Uno de los aspectos con los que Lollapalooza ufana, es la camaradería y la capacidad y posibilidad de retorno de sus invitados: el festival pregona la apuesta por bandas relativamente nuevas, que a veces debutan en un escenario menor, y luego vuelven con show extendido, larga duración, y a veces incluso como cabezas de cartel. Alabama Shakes debutó en 2013 y su aparición causó revuelo y buenos augurios: fue uno de los secretos de aquella versión. Esta vez regresaron con fama internacional y reconocimientos institucionales, sólo para reconfirmar su éxito.

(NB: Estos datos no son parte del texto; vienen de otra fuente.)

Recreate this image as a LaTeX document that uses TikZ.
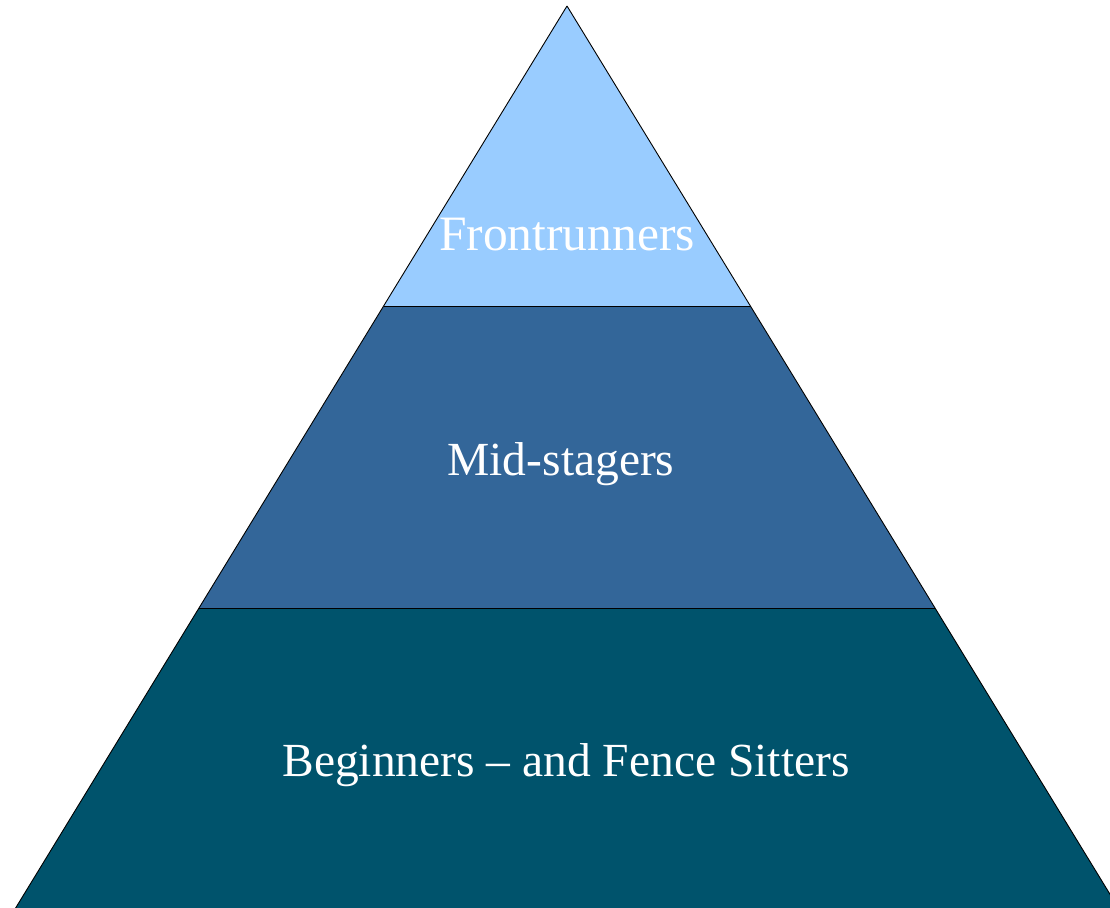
\documentclass[tikz,border=0pt]{standalone}
\usepackage{fontspec}
\setmainfont{Liberation Serif}
\definecolor{topblue}{HTML}{99CCFF}
\definecolor{midblue}{HTML}{336699}
\definecolor{basecol}{HTML}{00536C}
\tikzset{
  layer/.style={draw=black, line width=0.9pt, line join=miter},
  lbl/.style={text=white, font=\fontsize{47.5}{52}\selectfont, inner sep=0pt, anchor=base},
}
\begin{document}
\begin{tikzpicture}[x=1pt,y=-1pt]
\useasboundingbox (0,0) rectangle (1110,907);
\clip (0,0) rectangle (1110,907);
\coordinate (apex) at (567,6);
\coordinate (l1) at (383.5,306.5);
\coordinate (r1) at (750.5,306.5);
\coordinate (l2) at (199,608);
\coordinate (r2) at (935,608);
\coordinate (l3) at (15,909);
\coordinate (r3) at (1119,909);
\fill[basecol] (l2) -- (r2) -- (r3) -- (l3) -- cycle;
\fill[midblue] (l1) -- (r1) -- (r2) -- (l2) -- cycle;
\fill[topblue] (apex) -- (r1) -- (l1) -- cycle;
\draw[layer] (apex) -- (l3);
\draw[layer] (apex) -- (r3);
\draw[layer] (l1) -- (r1);
\draw[layer] (l2) -- (r2);
\node[lbl, font=\fontsize{49.5}{54}\selectfont] (front) at (567,250) {Frontrunners};
\node[lbl] (mid) at (561,475) {Mid-stagers};
\node[lbl] (begin) at (566,776) {Beginners – and Fence Sitters};
\end{tikzpicture}
\end{document}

La sola presencia de Brittany Howard, vocalista y compositora y guitarrista del grupo, remeció al público que rodeó el escenario, a esa hora (17:15). La sombra que a esa hora cubría la superficie era considerable,, y sin duda colaboró con la asistencia de público que se agolpó buscando refugio. Porque hay que considerar que la sombra en Lollapalooza es patria y soberanía y escasea en el mapa. Todos allí. Juntos y rozandose los brazos, fueron el soporte de la masa musical que sobre ellos se apostó.
En ese contexto de guerrilla por la sombra Alabama Shakes evocó la Paz y el goce y la Musica Negra en su elixir.
El baile fue motivo de comunicación corporal. Las canciones de Alabama, sabrosas como mermelada, bailables por defecto, cantos de Yuca, no lograron más que motivar el baile y la fiesta, y por ende el roce: la danza, el contacto corporal. Todo desembocó tranquilamente pese a lo cualquiera pudiese pensar. Y Alabama Shakes envolvió las escenas (micro escenas) de la incomodidad comida. Por primera vez cómoda.
Una hora de una banda que se asemeja a Woodstock en la mente inerme de algunos menores de edad. Toda memoria ayudó. El sonido sesentista se coló en diagonal: todas las edades, todas las celebridades, todas las generaciones ahí desparramadas viajaron por las carreteras norteamericanas de Alabama Shakes, que se dibujaron en la elipse monumental.